Favourable currency conditions were not the only reason for optimism, Shearer said. The company has already concluded deals with major restaurant chains in the USA in 2008 and has attracted influential new shareholders including Mark Schwartz, the chairman of Mission Point Capital Partners, who bring unparalleled global business experience and acumen.

Schwartz is a former chairman of Goldman Sachs Asia and a former advisor to George Soros while David Ackert is a second new high-profile investor in Cape Classics. He is an Operating Director of Paine and Partners, a New York and California-based private equity firm. Until 2007, he was an Executive Vice President at AIG Financial Products Corporation, and from 1986 until 1994 he was a Vice President in the Capital Markets Department at Goldman, Sachs & Co.

Cape Classics, which represents 17 of South Africa's finest estates and labels including Kanonkop, Thelema and Buitenverwachting, supplies restaurants and retail outlets in 49 states across the USA. “The US is a large export market for fine wines and we shipped a record number of containers in the 2007 fiscal year,” Shearer said.

The Ruth's Chris deal is showing early success as the Five Bars wines are already among the Top 10 sellers at the chain. The Five Bars Cabernet Sauvignon is the second biggest selling wine, with the brand's Chardonnay in 10th position.

The Ruth's Chris deal follows soon after Cape Classics successfully negotiated deals with the Red Lobster restaurant chain, which serves more than 150 million guests per year, and with Uno Chicago Grill, which has more than 200 outlets.

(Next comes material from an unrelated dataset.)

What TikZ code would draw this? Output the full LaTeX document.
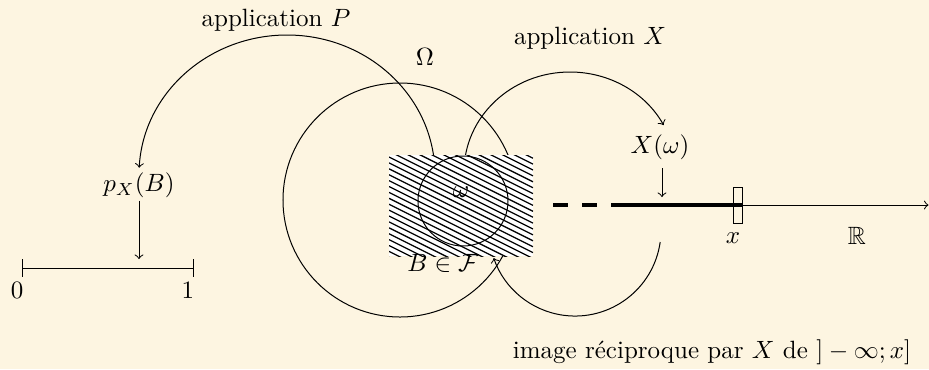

The SA company, which was started by Shearer 15 years ago, is now based in New York City with the South African office in Somerset West operating as a branch of the US company.

Shearer said 15 years of experience in the US market had shown that South African wine producers wanting to break into the US market needed to focus on single varietal wines, rather than blends. “You also need to focus on your market leader not on several wines per brand. This is the case for all countries aiming to sell into the US market,” he said.